Gloves off: MP slams lack of action on urgent road projects
Shots have been fired at the Queensland Government over perceived inaction on "urgently needed" road upgrades in the Whitsundays.
Dawson MP George Christensen has accused the government of being "slow and spurious" in relation to fixing flooding issues at Hamilton Plains and Goorganga Plains.
Mr Christensen said federal funding for Hamilton Plains had been available since 2019 and since 2018 for Goorganga Plains, but the State Government was yet to make "meaningful progress" on either project.
"In April 2019, I secured $29.6 million to solve the Hamilton Plains flooding issue under the Federal Government's Roads of Strategic Importance program," Mr Christensen said.

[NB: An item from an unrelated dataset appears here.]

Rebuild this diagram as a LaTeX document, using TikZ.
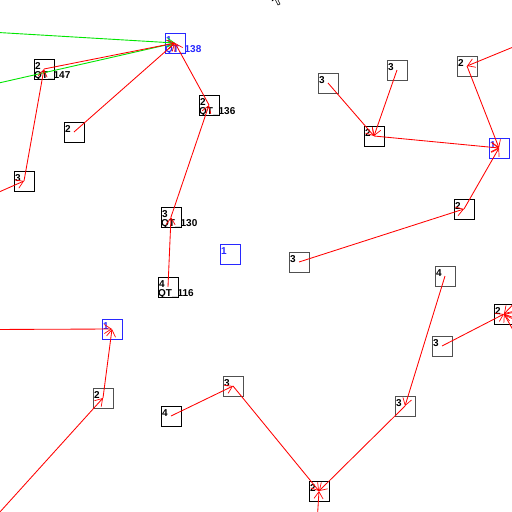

"Now I find out the Palaszczuk Labor Government has picked the eyes out of that funding, for another project on Shute Harbour Rd, and we have no word on what they are doing, or when, to rectify the flooding issues at Hamilton Plains."
A Department of Transport and Main Roads spokesman provided an update, saying funding had been allocated to both Hamilton Plains and Shute Harbour Rd.
He said $37 million had been allocated under the Roads of Strategic Important package, with $29.6 million contributed by the Federal Government and $7.4 million from the State Government.
The spokesman explained the funds had been earmarked for a flood mitigation project at Hamilton Plains and an upgrade to a section of Shute Harbour Rd, near Cannonvale.
"The Hamilton Plains project is due to start detailed design in mid-2021," the spokesman said.
The project is set to be delivered in the 2022-23 to 2023-24 financial years.
"Detailed design for the Proserpine-Shute Harbour Road, Cannonvale project is under way and expected to be complete in mid-2021," he said.
Construction is earmarked for 2021-22 to 2023-24.
Mr Christensen also called out the State Government for a lack of work at Goorganga Plains, saying the plan to upgrade the flood-prone section of the Bruce Highway had been going since 2018 and was still a long way off completion.
"We have had $12 million available for a $15 million study to investigate viable solutions at Goorganga Plains since July 2018," Mr Christensen said.
"Just last week I learned the Queensland Labor Government won't have a business case for Goorganga Plains until 2022."
The department spokesman said $15 million had been committed to plan and preserve the corridor for a potential future project at Goorganga Plains.
"The preliminary evaluation of options and business case development for the Goorganga Plains flood planning project are expected to be finalised by mid-2022, however no funding is committed for design and construction," the spokesman said.
"Federal and state funding is released in accordance with the four-year Queensland Transport and Roads Investment delivery program as project phases are met."
Mr Christensen said the State Government's delivery speed for road projects was not up to scratch.
"When it comes to building roads, the Palaszczuk Labor Government is not fast and furious, but slow and spurious," he said.